Venezuela braced for new marches Saturday against President Nicolas Maduro, after the death toll climbed to 20 in three weeks of violence, the result of a crisis sparked by demands for the leftist leader’s ouster.

The last protests, on Thursday, descended into a night of riots and looting that left 12 people dead in Caracas.

The opposition called for protesters to dress in white and march in silence on Saturday to the Catholic Church’s episcopal seats nationwide in a show of condemnation of Maduro’s government.

It will be a test of the authorities’ tolerance for peaceful protests, after days of running battles pitting riot police and pro-government vigilantes against protesters hurling stones and Molotov cocktails.

After Saturday’s show of silent defiance, the center-right opposition plans to return to a more confrontational strategy on Monday, when it is calling for Venezuelans to block roads in a bid to grind the country to a halt.

The government accuses the opposition of hiring armed agitators to sow violence, while the opposition says the government is repressing protesters and hiring thugs.

Vice President Tareck El Aissami accused the opposition of sponsoring a “spiral of terrorism” to trigger a coup.

Senior opposition leader Henrique Capriles fired back that the government’s “savage repression” was causing the violence.

Protesters blame Maduro for an economic crisis marked by severe shortages of food, medicine and basic goods.

Maduro says the protests against him are part of a US-backed coup plot.

Pressure on the socialist president has been mounting since 2014, as falling prices for Venezuela’s crucial oil exports have sent the once-booming economy into a tailspin.

The crisis escalated on March 30, when the Supreme Court moved to seize the powers of the legislature, the only lever of state authority not controlled by Maduro and his allies.

The court partly backtracked after an international outcry.

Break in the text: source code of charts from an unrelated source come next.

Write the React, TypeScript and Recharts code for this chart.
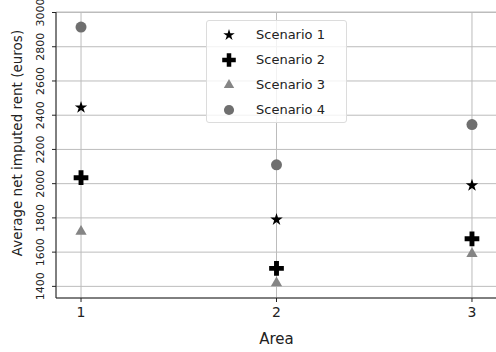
import {
  ScatterChart,
  Scatter,
  XAxis,
  YAxis,
  CartesianGrid,
  Symbols,
} from "recharts";

const areas = [1, 2, 3];
const scenario1 = [2445, 1790, 1990];
const scenario2 = [2035, 1505, 1678];
const scenario3 = [1720, 1420, 1590];
const scenario4 = [2915, 2110, 2345];
const yTicks = [1400, 1600, 1800, 2000, 2200, 2400, 2600, 2800, 3000];

const toPoints = (vals: number[]) => areas.map((a, i) => ({ area: a, value: vals[i] }));

const series = [
  { name: "Scenario 1", data: toPoints(scenario1), type: "star", size: 48, color: "#000000" },
  { name: "Scenario 2", data: toPoints(scenario2), type: "cross", size: 120, color: "#000000" },
  { name: "Scenario 3", data: toPoints(scenario3), type: "triangle", size: 55, color: "#858585" },
  { name: "Scenario 4", data: toPoints(scenario4), type: "circle", size: 95, color: "#6f6f6f" },
];

const FONT = "'DejaVu Sans', sans-serif";

const YTick = (props: any) => {
  const { x, y, payload } = props;
  return (
    <text
      x={x - 6}
      y={y}
      transform={`rotate(-90, ${x - 6}, ${y})`}
      textAnchor="middle"
      fontSize={11}
      fontFamily={FONT}
      fill="#222"
    >
      {payload.value}
    </text>
  );
};

const YLabel = (props: any) => {
  const { viewBox } = props;
  const cx = 17;
  const cy = viewBox.y + viewBox.height / 2 - 12;
  return (
    <text
      x={cx}
      y={cy}
      transform={`rotate(-90, ${cx}, ${cy})`}
      textAnchor="middle"
      dominantBaseline="central"
      fontSize={13.5}
      fontFamily={FONT}
      fill="#222"
    >
      Average net imputed rent (euros)
    </text>
  );
};

// legend drawn as an overlay so it doesn't shrink the plot area
const LegendBox = () => (
  <div
    style={{
      position: "absolute",
      left: 206,
      top: 20,
      width: 141,
      height: 103,
      border: "1px solid #dcdcdc",
      borderRadius: 3,
      background: "rgba(255,255,255,0.8)",
      fontFamily: FONT,
      fontSize: 13,
      color: "#222",
      boxSizing: "border-box",
      paddingTop: 1,
    }}
  >
    {series.map((s) => (
      <div key={s.name} style={{ display: "flex", alignItems: "center", height: 25 }}>
        <svg width={44} height={20}>
          <Symbols cx={22} cy={10} type={s.type as any} size={s.size * 0.85} fill={s.color} />
        </svg>
        <span style={{ marginLeft: 5 }}>{s.name}</span>
      </div>
    ))}
  </div>
);

export default function App() {
  return (
    <div
      style={{
        position: "absolute",
        left: 0,
        top: 0,
        width: 496,
        height: 352,
        overflow: "hidden",
        background: "#fff",
      }}
    >
      <ScatterChart
        width={500}
        height={352}
        margin={{ top: 12, right: 3, bottom: 0, left: 0 }}
      >
        <CartesianGrid stroke="#bcbcbc" strokeWidth={1} />
        <XAxis
          dataKey="area"
          type="number"
          domain={[0.872, 3.128]}
          ticks={areas}
          height={54}
          tickSize={4}
          tickMargin={5}
          stroke="#222"
          tick={{ fontSize: 14, fontFamily: FONT, fill: "#222" }}
          label={{
            value: "Area",
            position: "insideBottom",
            offset: 8,
            fontSize: 15,
            fontFamily: FONT,
            fill: "#222",
          }}
        />
        <XAxis
          xAxisId="top"
          orientation="top"
          type="number"
          domain={[0.872, 3.128]}
          height={0}
          tick={false}
          tickLine={false}
          stroke="#222"
        />
        <YAxis
          dataKey="value"
          type="number"
          domain={[1332, 3003]}
          ticks={yTicks}
          width={56}
          tickSize={4}
          stroke="#222"
          tick={<YTick />}
          label={<YLabel />}
        />
        {series.map((s) => (
          <Scatter
            key={s.name}
            name={s.name}
            data={s.data}
            fill={s.color}
            isAnimationActive={false}
            shape={(p: any) => (
              <Symbols cx={p.cx} cy={p.cy} type={s.type as any} size={s.size} fill={s.color} />
            )}
          />
        ))}
      </ScatterChart>
      <LegendBox />
    </div>
  );
}
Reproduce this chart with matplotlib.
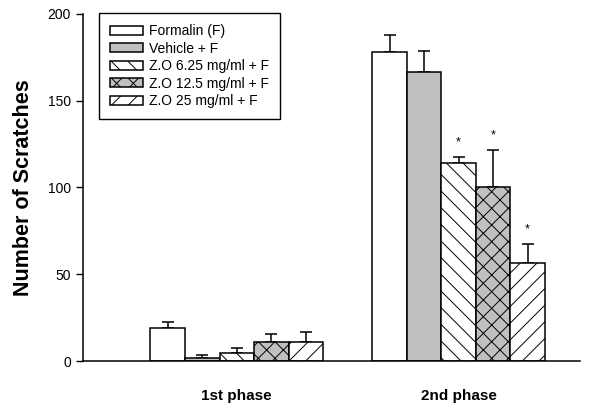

But tension only increased when the authorities slapped a political ban on Capriles on April 7.

The opposition is demanding elections to exit the crisis.

As tensions mount, the government is using its almost-complete control of Venezuela’s institutions to pursue its opponents. On Wednesday alone, 565 protesters were arrested nationwide, according to Penal Forum, a local group that provides legal assistance to detainees. It said 334 remained in jail Thursday.